> What needs to be done
What follows is a listing; restate every line of it word for word.
** START OF Data block **
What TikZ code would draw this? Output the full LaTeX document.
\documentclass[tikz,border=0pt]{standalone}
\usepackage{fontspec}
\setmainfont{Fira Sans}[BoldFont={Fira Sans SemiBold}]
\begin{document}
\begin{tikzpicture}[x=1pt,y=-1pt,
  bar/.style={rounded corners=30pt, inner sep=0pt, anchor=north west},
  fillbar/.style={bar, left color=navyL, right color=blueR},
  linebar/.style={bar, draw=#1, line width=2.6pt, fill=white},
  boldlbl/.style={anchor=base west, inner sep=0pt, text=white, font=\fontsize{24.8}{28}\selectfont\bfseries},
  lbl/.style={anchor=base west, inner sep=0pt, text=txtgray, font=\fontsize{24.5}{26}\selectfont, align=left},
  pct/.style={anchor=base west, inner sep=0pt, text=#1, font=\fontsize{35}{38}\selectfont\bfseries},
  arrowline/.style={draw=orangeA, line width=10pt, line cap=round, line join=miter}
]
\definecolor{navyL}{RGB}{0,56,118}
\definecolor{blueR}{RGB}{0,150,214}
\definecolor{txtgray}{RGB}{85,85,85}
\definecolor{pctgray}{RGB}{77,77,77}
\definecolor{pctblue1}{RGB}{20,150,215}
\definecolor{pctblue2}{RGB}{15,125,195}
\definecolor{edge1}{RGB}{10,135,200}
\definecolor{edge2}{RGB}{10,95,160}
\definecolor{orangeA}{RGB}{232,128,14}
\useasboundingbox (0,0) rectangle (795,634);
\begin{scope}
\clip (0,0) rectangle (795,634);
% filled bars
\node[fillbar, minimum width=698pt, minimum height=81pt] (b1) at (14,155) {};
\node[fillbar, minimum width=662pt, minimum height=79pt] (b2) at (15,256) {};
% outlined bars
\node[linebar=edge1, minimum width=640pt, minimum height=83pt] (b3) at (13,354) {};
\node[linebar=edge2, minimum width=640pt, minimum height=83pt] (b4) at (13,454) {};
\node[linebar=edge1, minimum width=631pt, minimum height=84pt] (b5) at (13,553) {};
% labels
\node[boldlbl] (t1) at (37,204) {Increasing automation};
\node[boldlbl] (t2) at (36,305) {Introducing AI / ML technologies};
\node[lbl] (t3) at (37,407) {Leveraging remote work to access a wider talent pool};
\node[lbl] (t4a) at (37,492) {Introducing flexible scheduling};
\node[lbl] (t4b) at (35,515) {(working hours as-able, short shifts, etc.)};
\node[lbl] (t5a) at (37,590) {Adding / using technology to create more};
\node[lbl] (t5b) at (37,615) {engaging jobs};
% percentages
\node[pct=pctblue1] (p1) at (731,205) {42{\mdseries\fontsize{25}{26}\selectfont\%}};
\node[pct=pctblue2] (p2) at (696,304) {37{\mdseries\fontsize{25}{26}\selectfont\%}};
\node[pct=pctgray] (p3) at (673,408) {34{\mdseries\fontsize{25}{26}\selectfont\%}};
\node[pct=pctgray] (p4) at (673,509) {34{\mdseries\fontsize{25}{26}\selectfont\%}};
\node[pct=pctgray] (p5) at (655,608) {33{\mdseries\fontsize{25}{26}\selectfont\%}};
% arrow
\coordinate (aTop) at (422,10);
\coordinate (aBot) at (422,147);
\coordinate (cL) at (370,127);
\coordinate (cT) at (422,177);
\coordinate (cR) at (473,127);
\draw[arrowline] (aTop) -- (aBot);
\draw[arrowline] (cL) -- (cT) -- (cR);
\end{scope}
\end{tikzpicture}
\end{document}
** END OF Data block **
> Final answer
What TikZ code would draw this? Output the full LaTeX document.
\documentclass[tikz,border=0pt]{standalone}
\usepackage{fontspec}
\setmainfont{Fira Sans}[BoldFont={Fira Sans SemiBold}]
\begin{document}
\begin{tikzpicture}[x=1pt,y=-1pt,
  bar/.style={rounded corners=30pt, inner sep=0pt, anchor=north west},
  fillbar/.style={bar, left color=navyL, right color=blueR},
  linebar/.style={bar, draw=#1, line width=2.6pt, fill=white},
  boldlbl/.style={anchor=base west, inner sep=0pt, text=white, font=\fontsize{24.8}{28}\selectfont\bfseries},
  lbl/.style={anchor=base west, inner sep=0pt, text=txtgray, font=\fontsize{24.5}{26}\selectfont, align=left},
  pct/.style={anchor=base west, inner sep=0pt, text=#1, font=\fontsize{35}{38}\selectfont\bfseries},
  arrowline/.style={draw=orangeA, line width=10pt, line cap=round, line join=miter}
]
\definecolor{navyL}{RGB}{0,56,118}
\definecolor{blueR}{RGB}{0,150,214}
\definecolor{txtgray}{RGB}{85,85,85}
\definecolor{pctgray}{RGB}{77,77,77}
\definecolor{pctblue1}{RGB}{20,150,215}
\definecolor{pctblue2}{RGB}{15,125,195}
\definecolor{edge1}{RGB}{10,135,200}
\definecolor{edge2}{RGB}{10,95,160}
\definecolor{orangeA}{RGB}{232,128,14}
\useasboundingbox (0,0) rectangle (795,634);
\begin{scope}
\clip (0,0) rectangle (795,634);
% filled bars
\node[fillbar, minimum width=698pt, minimum height=81pt] (b1) at (14,155) {};
\node[fillbar, minimum width=662pt, minimum height=79pt] (b2) at (15,256) {};
% outlined bars
\node[linebar=edge1, minimum width=640pt, minimum height=83pt] (b3) at (13,354) {};
\node[linebar=edge2, minimum width=640pt, minimum height=83pt] (b4) at (13,454) {};
\node[linebar=edge1, minimum width=631pt, minimum height=84pt] (b5) at (13,553) {};
% labels
\node[boldlbl] (t1) at (37,204) {Increasing automation};
\node[boldlbl] (t2) at (36,305) {Introducing AI / ML technologies};
\node[lbl] (t3) at (37,407) {Leveraging remote work to access a wider talent pool};
\node[lbl] (t4a) at (37,492) {Introducing flexible scheduling};
\node[lbl] (t4b) at (35,515) {(working hours as-able, short shifts, etc.)};
\node[lbl] (t5a) at (37,590) {Adding / using technology to create more};
\node[lbl] (t5b) at (37,615) {engaging jobs};
% percentages
\node[pct=pctblue1] (p1) at (731,205) {42{\mdseries\fontsize{25}{26}\selectfont\%}};
\node[pct=pctblue2] (p2) at (696,304) {37{\mdseries\fontsize{25}{26}\selectfont\%}};
\node[pct=pctgray] (p3) at (673,408) {34{\mdseries\fontsize{25}{26}\selectfont\%}};
\node[pct=pctgray] (p4) at (673,509) {34{\mdseries\fontsize{25}{26}\selectfont\%}};
\node[pct=pctgray] (p5) at (655,608) {33{\mdseries\fontsize{25}{26}\selectfont\%}};
% arrow
\coordinate (aTop) at (422,10);
\coordinate (aBot) at (422,147);
\coordinate (cL) at (370,127);
\coordinate (cT) at (422,177);
\coordinate (cR) at (473,127);
\draw[arrowline] (aTop) -- (aBot);
\draw[arrowline] (cL) -- (cT) -- (cR);
\end{scope}
\end{tikzpicture}
\end{document}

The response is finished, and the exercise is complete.